By his own admission, Mr de Bres is committed to promoting "a diverse New Zealand where people were not pressured to assimilate into the dominant Anglo-Celtic culture". But what does 'diverse' really mean? At one level, it is a simple reality - people of different ethnic and racial backgrounds living in close proximity (especially in large cities such as Auckland). Let's call this factual pluralism. There is also, however, an underlying belief that government must promote diversity as a self-evident 'good'. This is philosophical pluralism. And this is what Mr de Bres is really referring to. Philosophical pluralism cannot (logically) translate into any coherent and measurable outcome. It relies, ironically, on an ethos that actually favours certain groups. Take the case of Maori, for instance. The aim of the Government is to eliminate inequality, and Maori are considered more disenfranchised than others.
The office of Race Relations Conciliator has been around for a long time (since 1971) and is in the vanguard of our now finely-tuned human rights culture. What it attempts to do in fostering racial harmony is worthy, but it rests on a confused understanding of pluralism.
A better approach would be to start with a philosophy that understands what unites us as human beings, irrespective of our ethnicity or skin colour. Common human needs provide the best basis for thinking about these issues, not the politics of difference.
GLOBAL CRUSADE -
PM saving the world
- Speechwriters have been working overtime at the Earth Summit in Johannesburg and the rhetoric has flowed thick and fast. Helen Clark told CNN that "New Zealand will help save the world". The ratification of more UN protocols and covenants will be the means.

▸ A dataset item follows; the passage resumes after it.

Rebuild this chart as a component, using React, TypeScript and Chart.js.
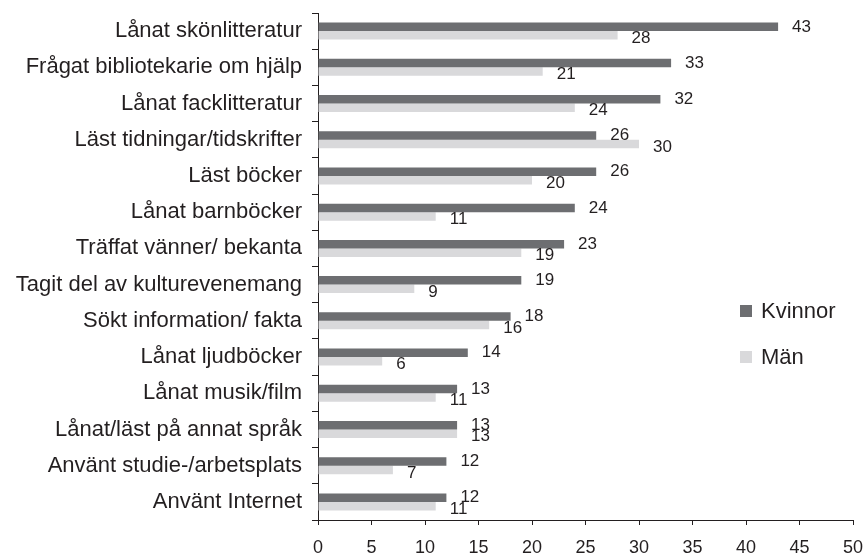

Media attention has accustomed us to attaching a lot of weight to UN conventions. But international imperatives aside, only when governments understand citizen virtue, responsibility and accountability will real progress on these important and perplexing issues be possible.
There is a legitimate role for the state in tasks such as co-ordinating national (and international) monitoring, research initiatives (etc.), but governments and new law can only do so much. For responsible behaviour to ensue, communities, families and ultimately individuals have to develop a conscience.
CIVIL SOCIETY - No. 5 in
the series: - interrelationships
- A term currently championed as a political virtue is ' inclusion '. Related terms are 'exclusion', 'tolerance', or 'diversity' . To a large extent these terms are shaping and driving much of our social thinking and policy in New Zealand.

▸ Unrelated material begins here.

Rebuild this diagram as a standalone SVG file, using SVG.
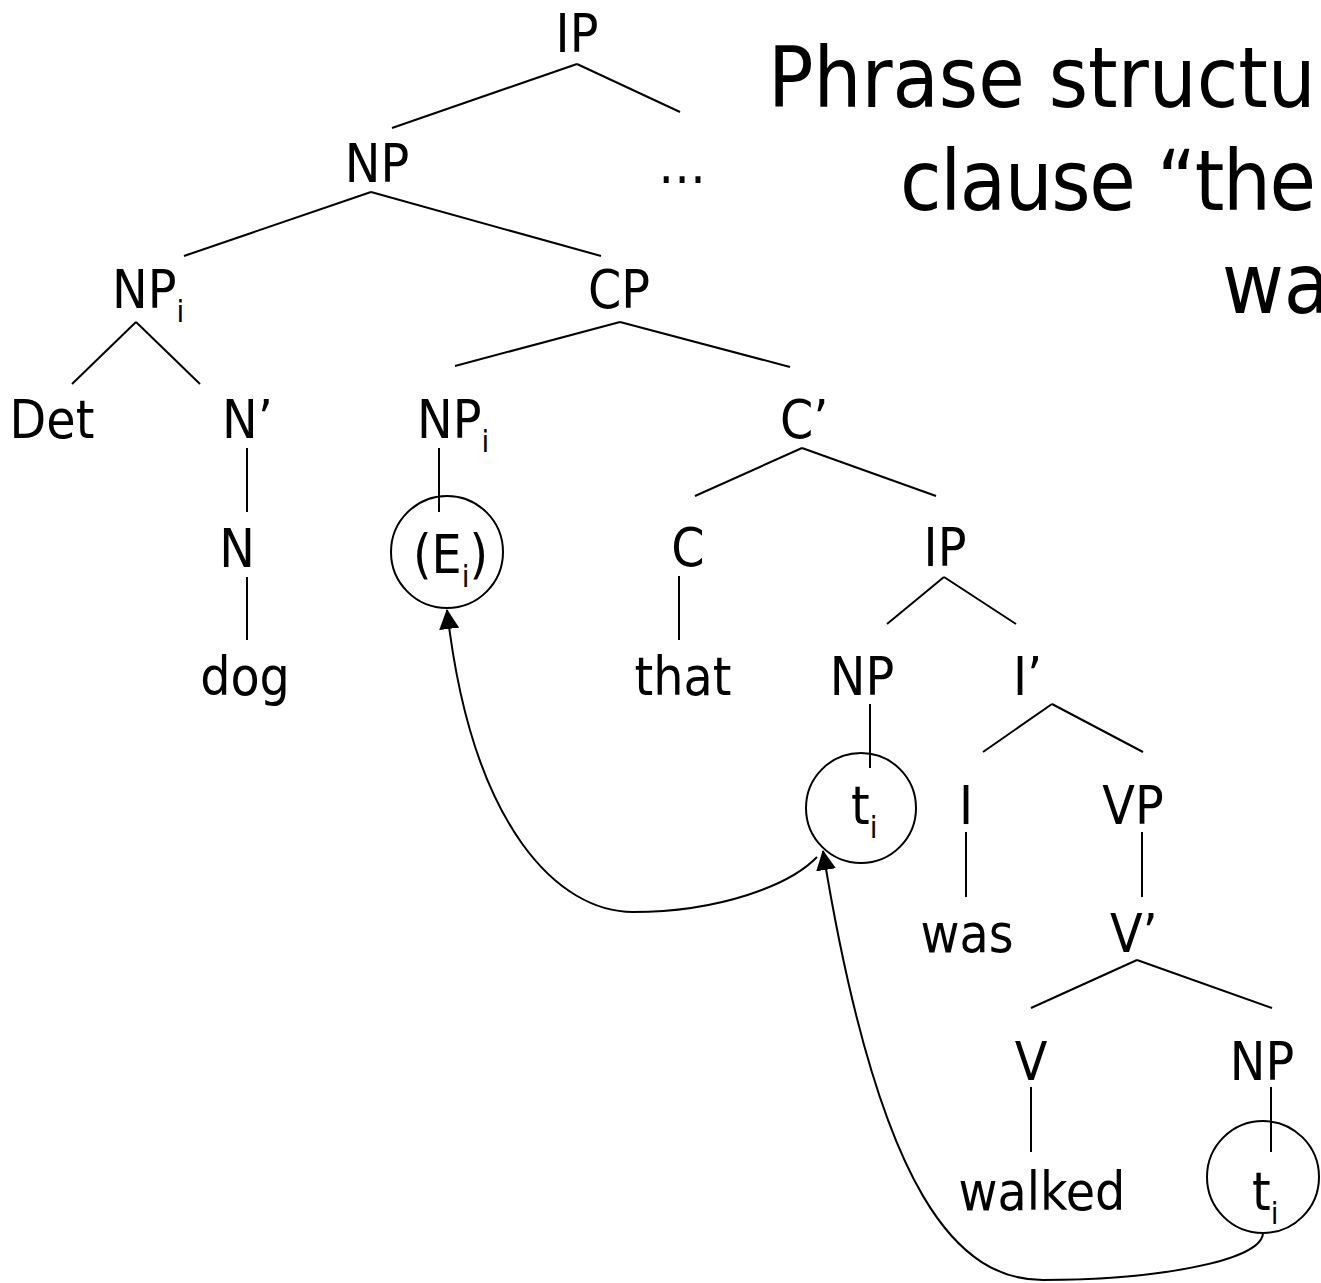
<svg xmlns="http://www.w3.org/2000/svg" width="1321" height="1283" viewBox="0 0 1321 1283">
<defs>
<style>
text{font-family:"DejaVu Sans Condensed","DejaVu Sans",sans-serif;font-stretch:condensed;fill:#000}
.lbl{font-size:53px}
.mid{text-anchor:middle}
.sub{font-size:31px}
.title{font-size:84px}
.edge{stroke:#000;stroke-width:2;fill:none}
.ring{stroke:#000;stroke-width:2;fill:none}
.arrow{stroke:#000;stroke-width:2;fill:none;marker-end:url(#ah)}
</style>
<marker id="ah" markerUnits="userSpaceOnUse" markerWidth="20" markerHeight="20" refX="19" refY="10" orient="auto" viewBox="0 0 20 20">
<path d="M0,0 L20,10 L0,20 z" fill="#000"/>
</marker>
</defs>
<rect width="1321" height="1283" fill="#fff"/>

<g id="title">
<text class="title" x="768" y="107">Phrase structur</text>
<text class="title" x="900" y="210" textLength="416" lengthAdjust="spacing">clause “the</text>
<text class="title" x="1222" y="313">wa</text>
</g>

<g id="connectors">
<line class="edge" x1="577" y1="64" x2="392" y2="128"/>
<line class="edge" x1="577" y1="64" x2="680" y2="112"/>
<line class="edge" x1="371" y1="192" x2="184" y2="256"/>
<line class="edge" x1="371" y1="192" x2="601" y2="256"/>
<line class="edge" x1="136" y1="322" x2="72" y2="384"/>
<line class="edge" x1="136" y1="322" x2="200" y2="384"/>
<line class="edge" x1="620" y1="322" x2="455" y2="366"/>
<line class="edge" x1="620" y1="322" x2="790" y2="367"/>
<line class="edge" x1="247" y1="448" x2="247" y2="512"/>
<line class="edge" x1="247" y1="577" x2="247" y2="640"/>
<line class="edge" x1="439" y1="448" x2="439" y2="512"/>
<line class="edge" x1="802" y1="448" x2="695" y2="496"/>
<line class="edge" x1="802" y1="448" x2="936" y2="496"/>
<line class="edge" x1="679" y1="576" x2="679" y2="640"/>
<line class="edge" x1="944" y1="577" x2="887" y2="624"/>
<line class="edge" x1="944" y1="577" x2="1016" y2="624"/>
<line class="edge" x1="870" y1="704" x2="870" y2="768"/>
<line class="edge" x1="1052" y1="704" x2="983" y2="752"/>
<line class="edge" x1="1052" y1="704" x2="1143" y2="752"/>
<line class="edge" x1="966" y1="832" x2="966" y2="897"/>
<line class="edge" x1="1142" y1="832" x2="1142" y2="897"/>
<line class="edge" x1="1137" y1="960" x2="1031" y2="1008"/>
<line class="edge" x1="1137" y1="960" x2="1272" y2="1008"/>
<line class="edge" x1="1031" y1="1087" x2="1031" y2="1152"/>
<line class="edge" x1="1271" y1="1087" x2="1271" y2="1152"/>
<path class="arrow" d="M817,857 C790,885 720,912 633,912 C560,912 472,830 447,610"/>
<path class="arrow" d="M1263,1233 C1262,1262 1150,1280 1043,1280 C960,1280 880,1200 823,851"/>
</g>

<g id="n-ip"><text class="lbl mid" x="577" y="52">IP</text></g>
<g id="n-np"><text class="lbl mid" x="377" y="182">NP</text></g>
<g id="n-ellipsis"><text class="lbl mid" x="682" y="183">…</text></g>
<g id="n-npi"><text class="lbl" x="112" y="308">NP<tspan class="sub" dy="14">i</tspan></text></g>
<g id="n-cp"><text class="lbl mid" x="619" y="308">CP</text></g>
<g id="n-det"><text class="lbl mid" x="52" y="438">Det</text></g>
<g id="n-nbar"><text class="lbl" x="222" y="438">N’</text></g>
<g id="n-npi2"><text class="lbl" x="417" y="438">NP<tspan class="sub" dy="14">i</tspan></text></g>
<g id="n-cbar"><text class="lbl" x="780" y="438">C’</text></g>
<g id="n-n"><text class="lbl mid" x="237" y="567">N</text></g>
<g id="n-ei"><circle class="ring" cx="447" cy="552" r="56"/><text class="lbl" x="413" y="573">(E<tspan class="sub" dy="14">i</tspan><tspan dy="-14">)</tspan></text></g>
<g id="n-c"><text class="lbl mid" x="688" y="566">C</text></g>
<g id="n-ip2"><text class="lbl mid" x="945" y="566">IP</text></g>
<g id="n-dog"><text class="lbl mid" x="245" y="695">dog</text></g>
<g id="n-that"><text class="lbl mid" x="683" y="695">that</text></g>
<g id="n-np2"><text class="lbl mid" x="862" y="695">NP</text></g>
<g id="n-ibar"><text class="lbl" x="1013" y="695">I’</text></g>
<g id="n-t1"><circle class="ring" cx="861" cy="808" r="55"/><text class="lbl" x="851" y="824">t<tspan class="sub" dy="14">i</tspan></text></g>
<g id="n-i"><text class="lbl mid" x="966" y="824">I</text></g>
<g id="n-vp"><text class="lbl mid" x="1133" y="824">VP</text></g>
<g id="n-was"><text class="lbl mid" x="967" y="952">was</text></g>
<g id="n-vbar"><text class="lbl" x="1110" y="952">V’</text></g>
<g id="n-v"><text class="lbl mid" x="1031" y="1080">V</text></g>
<g id="n-np3"><text class="lbl mid" x="1262" y="1080">NP</text></g>
<g id="n-walked"><text class="lbl mid" x="1042" y="1210">walked</text></g>
<g id="n-t2"><circle class="ring" cx="1263" cy="1177" r="56"/><text class="lbl" x="1252" y="1210">t<tspan class="sub" dy="14">i</tspan></text></g>
</svg>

In a Civil Society, however, ' inclusion ' is something that happens naturally. It does not have to be politically engineered. Everybody is born into a natural family - i.e. everybody has a mother, father, grandparents, aunts, uncles (and in most cases siblings as well). Even when grandparents, aunties and others are deceased the intergenerational context remains. An adult may be single but he or she still exists in a web of intergenerational connectedness that is the natural family. People may live in de facto or other relationships, but the kinship ties remain. In a Civil Society the relational reality naturally embraces diversity. No one is excluded. It's not political, it's simply lived experience. Genuine inclusion and identity are relational concepts, lived out first and foremost within families.
FOR THE WEEK - Eric Hoffer (American social philosopher,
- It is easier to love humanity than to love one's neighbour.